There were other arrangements to make now, Reid thought while he set up the final experiment. This lab was a secret, and he could not be allowed to die here and risk the work being discovered. Nonetheless, time was running short, and he knew he would not be able to perform the proper evaluations.

The army were making the sword, he thought, but a sword needed someone to wield it.

The macaque sat in the plastic box a conditioned implant lodged deep into the hippocampus. This animal feared the tone, but Reid was interested in the next animal. The macaques in the plastic cages against the far wall were quiet and still. They were watching him. Was it accusation in their eyes?

Reid played the tone. The animals around the room gave no response, apart from with puzzlement, while the animal in the middle of the room screeched, cradled its arm and whimpered away in the corner. Satisfied, Reid switched the program.

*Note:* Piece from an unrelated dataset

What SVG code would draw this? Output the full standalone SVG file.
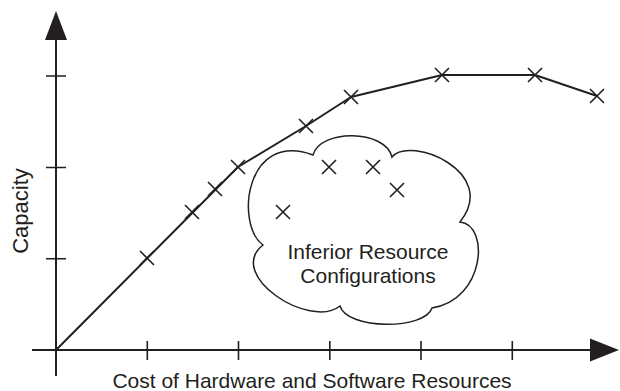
<svg xmlns="http://www.w3.org/2000/svg" width="620" height="391" viewBox="0 0 620 391">
<style>
.ax{stroke:#231f20;stroke-width:2;fill:none}
.tk{stroke:#231f20;stroke-width:1.6;fill:none}
.cv{stroke:#231f20;stroke-width:2;fill:none;stroke-linejoin:round}
.cl{stroke:#231f20;stroke-width:1.5;fill:#fff}
.mk{stroke:#231f20;stroke-width:1.6;fill:none}
.hd{fill:#231f20;stroke:none}
.t{font-family:"Liberation Sans",Arial,sans-serif;font-size:21px;fill:#231f20}
</style>
<defs>
<path id="x" d="M-7,-7L7,7M-7,7L7,-7" class="mk"/>
</defs>
<rect width="620" height="391" fill="#fff"/>
<g id="axes">
<line class="ax" x1="56" y1="38" x2="56" y2="376"/>
<line class="ax" x1="32" y1="350" x2="592" y2="350"/>
<polygon class="hd" points="56,11 45,40 67,40"/>
<polygon class="hd" points="619,350 590,338.5 590,361.5"/>
<path class="tk" d="M46,76H66M46,167.5H66M46,258.7H66M147.3,341V360M238.5,341V360M329.8,341V360M421,341V360M512.3,341V360"/>
</g>
<g id="cloud">
<path class="cl" d="M313,155 C320,129 385,129 392,157 C410,135 500,172 460,222 C490,225 485,300 432,308 C425,330 347,330 340,306 C310,330 225,275 263,245 C235,225 245,130 313,155 Z"/>
<use href="#x" x="283" y="212"/>
<use href="#x" x="329" y="167"/>
<use href="#x" x="373" y="167"/>
<use href="#x" x="397" y="190"/>
<text class="t" x="368" y="259" text-anchor="middle">Inferior Resource</text>
<text class="t" x="368" y="283" text-anchor="middle">Configurations</text>
</g>
<g id="connectors">
<polyline class="cv" points="56,350 238,167 306,126 351,97 442,75 535,75 597,96"/>
<use href="#x" x="147" y="258"/>
<use href="#x" x="192" y="212"/>
<use href="#x" x="215" y="189"/>
<use href="#x" x="238" y="167"/>
<use href="#x" x="306" y="126"/>
<use href="#x" x="351" y="97"/>
<use href="#x" x="442" y="75"/>
<use href="#x" x="535" y="75"/>
<use href="#x" x="597" y="96"/>
</g>
<g id="labels">
<text class="t" x="312" y="388" text-anchor="middle">Cost of Hardware and Software Resources</text>
<text class="t" transform="translate(28,211) rotate(-90)" text-anchor="middle" style="font-size:22px">Capacity</text>
</g>
</svg>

There was a faint hiss and the macaque flopped around drowsily before it was finally, and permanently, still.

The other macaques screamed and yelled while Reid cursed his drugs and his condition that he had not thought of carrying out the sacrifice in another room. Out of the corner of his eyes, and through the all-consuming ruckus in the room, Reid saw that one animal was not screaming but rather examining its own cage as if it were a novel environment.

Loath as he was to add to the noise, Reid switched the conditioned tone back on, keeping his eyes fixed on the exploring macaque. As soon as the flatline tone started it became startled, frozen, and screeched in fear, cradling its arm to soothe an injury it had never received.

Reid smiled at the pitiful creature. His plan was finally realised. The implant was safe, he knew. His company already sold it as a treatment. A few changes to the specifications, and no one would know the difference. The device would seamlessly enter mass production and at the heart of it would be the code that would determine to whom humanity’s salvation would be bequeathed.

A sword had been forged, and now, Reid had ensured, there would be an undying King to wield it.